Poulin s’attarde également à la fiction d’Alexandre Soublière : La maison mère. Une lecture qui m’a fait voir le travail de cet écrivain d’un autre angle, ce qui n’est jamais une mauvaise chose. Soublière prône un retour au Canada français, à la famille et au village dans un contexte catastrophique et anarchique. La marche vers le passé ne se fait jamais. On avance, même en claudiquant ou en rampant.

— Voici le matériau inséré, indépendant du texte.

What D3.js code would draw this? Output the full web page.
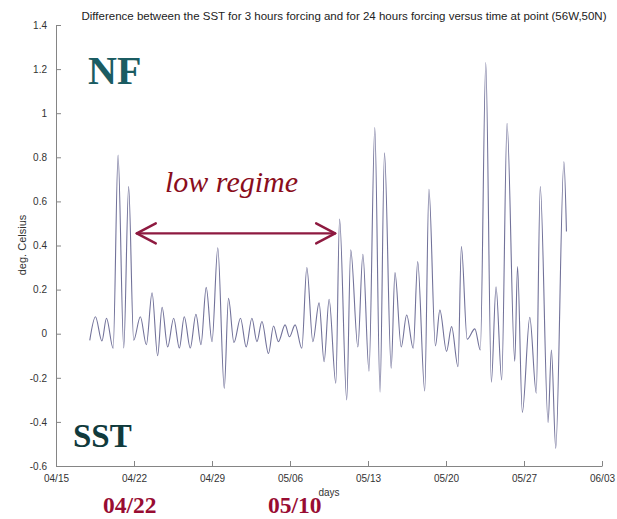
<!DOCTYPE html>
<html>
<head>
<meta charset="utf-8">
<script src="https://d3js.org/d3.v7.min.js"></script>
<style>
  html, body { margin: 0; padding: 0; background: #fff; }
  svg { display: block; }
</style>
</head>
<body>
<svg id="chart" width="617" height="519"></svg>
<script>
// Days after 04/15 of each turning point of the SST difference curve
const days = [
  3.03, 3.54, 4.12, 4.53, 5.13, 5.57, 6.08, 6.52, 6.97, 7.57,
  8.11, 8.62, 9.12, 9.52, 10.02, 10.56, 11.07, 11.51, 12.05, 12.56,
  13.01, 13.48, 14.00, 14.52, 15.10, 15.48, 15.97, 16.56, 17.07, 17.58,
  18.03, 18.48, 19.07, 19.52, 19.96, 20.56, 20.95, 21.46, 22.06, 22.51,
  23.05, 23.61, 24.06, 24.51, 25.11, 25.45, 26.09, 26.45, 27.09, 27.54,
  28.09, 28.61, 29.08, 29.48, 30.08, 30.42, 30.98, 31.47, 32.06, 32.46,
  33.09, 33.47, 34.05, 34.45, 35.05, 35.50, 36.08, 36.38, 36.90, 37.59,
  38.08, 38.57, 39.07, 39.49, 40.00, 40.48, 41.17, 41.42, 41.85, 42.52,
  43.10, 43.46, 44.16, 44.46, 44.85, 45.58, 45.81
];

// SST(3 h forcing) - SST(24 h forcing), deg. Celsius
const sstDiff = [
  -0.03, 0.077, -0.033, 0.07, -0.066, 0.81, -0.065, 0.667, -0.03, 0.077,
  -0.05, 0.186, -0.10, 0.12, -0.06, 0.07, -0.065, 0.077, -0.065, 0.088,
  -0.05, 0.21, -0.036, 0.39, -0.248, 0.16, -0.04, 0.07, -0.06, 0.07,
  -0.036, 0.055, -0.09, 0.035, -0.036, 0.04, -0.014, 0.04, -0.066, 0.30,
  -0.036, 0.14, -0.127, 0.156, -0.225, 0.52, -0.30, 0.38, -0.06, 0.36,
  -0.17, 0.935, -0.265, 0.82, -0.157, 0.277, -0.06, 0.085, -0.066, 0.327,
  -0.26, 0.655, -0.055, 0.107, -0.08, 0.032, -0.15, 0.395, -0.025, 0.022,
  -0.074, 1.23, -0.22, 0.213, -0.21, 0.954, -0.125, 0.304, -0.357, 0.074,
  -0.27, 0.667, -0.403, -0.074, -0.52, 0.78, 0.463
];

const xTickLabels = ["04/15", "04/22", "04/29", "05/06", "05/13", "05/20", "05/27", "06/03"];
const yTickValues = [-0.6, -0.4, -0.2, 0, 0.2, 0.4, 0.6, 0.8, 1, 1.2, 1.4];
const yTickLabels = ["-0.6", "-0.4", "-0.2", "0", "0.2", "0.4", "0.6", "0.8", "1", "1.2", "1.4"];

// Period marked as the low regime and its end dates
const regimeStartDay = 7.25;
const regimeEndDay = 25.05;
const regimeLevel = 0.455;
const regimeDates = ["04/22", "05/10"];

const parseMD = d3.utcParse("%m/%d");
const start = parseMD(xTickLabels[0]);
const dayMs = 864e5;
const toDate = d => new Date(start.getTime() + d * dayMs);

const svg = d3.select("#chart");
const plotLeft = 56, plotRight = 602, plotTop = 25, plotBottom = 466;

const x = d3.scaleUtc()
  .domain([start, parseMD(xTickLabels[xTickLabels.length - 1])])
  .range([plotLeft, plotRight]);
const y = d3.scaleLinear().domain([-0.6, 1.4]).range([plotBottom, plotTop]);

const axisColor = "#858585";
const tickFont = "'Liberation Sans', Arial, sans-serif";

// x axis: ticks point into the plot
const gx = svg.append("g").attr("transform", `translate(0,${plotBottom})`)
  .call(d3.axisBottom(x)
    .tickValues(xTickLabels.map(parseMD))
    .tickFormat(d3.utcFormat("%m/%d"))
    .tickSizeInner(-5).tickSizeOuter(0).tickPadding(9));
gx.select(".domain").attr("stroke", axisColor);
gx.selectAll(".tick line").attr("stroke", axisColor);
gx.selectAll(".tick text").attr("fill", "#333").attr("font-size", 10)
  .attr("font-family", tickFont);

// y axis
const gy = svg.append("g").attr("transform", `translate(${plotLeft},0)`)
  .call(d3.axisLeft(y)
    .tickValues(yTickValues)
    .tickFormat((d, i) => yTickLabels[i])
    .tickSizeInner(-5).tickSizeOuter(0).tickPadding(9));
gy.select(".domain").attr("stroke", axisColor);
gy.selectAll(".tick line").attr("stroke", axisColor);
gy.selectAll(".tick text").attr("fill", "#333").attr("font-size", 10)
  .attr("font-family", tickFont);

// curve
const line = d3.line()
  .x((d, i) => x(toDate(days[i])))
  .y(d => y(d))
  .curve(d3.curveMonotoneX);

svg.append("path")
  .datum(sstDiff)
  .attr("fill", "none")
  .attr("stroke", "#72729a")
  .attr("stroke-width", 1.1)
  .attr("d", line);

// title and axis labels
svg.append("text")
  .attr("x", 344).attr("y", 20)
  .attr("text-anchor", "middle")
  .attr("font-family", tickFont).attr("font-size", 11.5)
  .attr("fill", "#222")
  .text("Difference between the SST for 3 hours forcing and for 24 hours forcing versus time at point (56W,50N)");

svg.append("text")
  .attr("transform", "translate(26,245) rotate(-90)")
  .attr("text-anchor", "middle")
  .attr("font-family", tickFont).attr("font-size", 11)
  .attr("fill", "#333")
  .text("deg. Celsius");

svg.append("text")
  .attr("x", (plotLeft + plotRight) / 2).attr("y", 496)
  .attr("text-anchor", "middle")
  .attr("font-family", tickFont).attr("font-size", 10)
  .attr("fill", "#333")
  .text("days");

// annotations
const serif = "'Liberation Serif', 'Times New Roman', serif";

svg.append("text")
  .attr("x", 88).attr("y", 84)
  .attr("font-family", serif).attr("font-weight", "bold").attr("font-size", 40)
  .attr("fill", "#1b5c62")
  .text("NF");

svg.append("text")
  .attr("x", 73).attr("y", 447)
  .attr("font-family", serif).attr("font-weight", "bold").attr("font-size", 33)
  .attr("fill", "#103a3c")
  .text("SST");

svg.append("text")
  .attr("x", 165).attr("y", 192)
  .attr("font-family", serif).attr("font-style", "italic").attr("font-size", 30)
  .attr("fill", "#8a0d1c")
  .text("low regime");

const arrowColor = "#8e1a40";
const ax0 = x(toDate(regimeStartDay)), ax1 = x(toDate(regimeEndDay)), ay = y(regimeLevel);
const arrow = svg.append("g")
  .attr("stroke", arrowColor).attr("stroke-width", 2.4)
  .attr("fill", "none").attr("stroke-linecap", "round").attr("stroke-linejoin", "round");
arrow.append("line").attr("x1", ax0).attr("y1", ay).attr("x2", ax1).attr("y2", ay);
arrow.append("path").attr("d", `M${ax0 + 19},${ay - 10}L${ax0},${ay}L${ax0 + 19},${ay + 10}`);
arrow.append("path").attr("d", `M${ax1 - 19},${ay - 10}L${ax1},${ay}L${ax1 - 19},${ay + 10}`);

svg.selectAll("text.regime-date")
  .data(regimeDates)
  .join("text")
  .attr("class", "regime-date")
  .attr("x", (d, i) => i === 0 ? 103 : 268)
  .attr("y", 513)
  .attr("font-family", serif).attr("font-weight", "bold").attr("font-size", 23.5)
  .attr("fill", "#980c32")
  .text(d => d);
</script>
</body>
</html>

Et certainement qu’il faut un regard clair et net sur sa situation pour en arriver à prendre les décisions qui s’imposent. Nous nous démarquons non seulement par les courbes de la COVID-19 où nous sommes les champions du Canada, mais aussi avec nos téléromans, notre fascination maladive pour les États-Unis, un humour qui masque notre mal être.

 

Y a-t-il une société au monde où l’humour occupe une place aussi prépondérante que dans la nôtre? Société du spectacle, ère du vide, temps de l’Homo festivus : la sociologie contemporaine offre des explications intéressantes. En vérité, nous craignons l’installation du silence et la réflexion qui en constitue l’étape suivante. (p.181)

 

Essai rafraîchissant pour le vieux rêveur que je suis devenu et qui voit le mur qui masque le pays à venir de plus en plus haut. La relève est là et le regard d’Alexandre Poulin m’a fait du bien. Le jeune homme pose des questions importantes et montre bien les illusions et les duperies, les fausses promesses et les retours en arrière qui nous caractérise. Toutes les contradictions des Québécois surgissent dans cet essai avec les manœuvres pour éviter de secouer la seule décision, celle à laquelle nous avons répondu non à deux reprises. Une réflexion nécessaire, une pensée revigorante, une conclusion qui semble tellement évidente malgré tous les dénis et les pirouettes, les chemins de traverse que nous ne cessons d’inventer pour fuir une question politique incontournable quand on imagine le futur.

 

POULIN ALEXANDREUn désir d’achèvementÉDITIONS du BORÉAL, 200 pages, 22,95 $.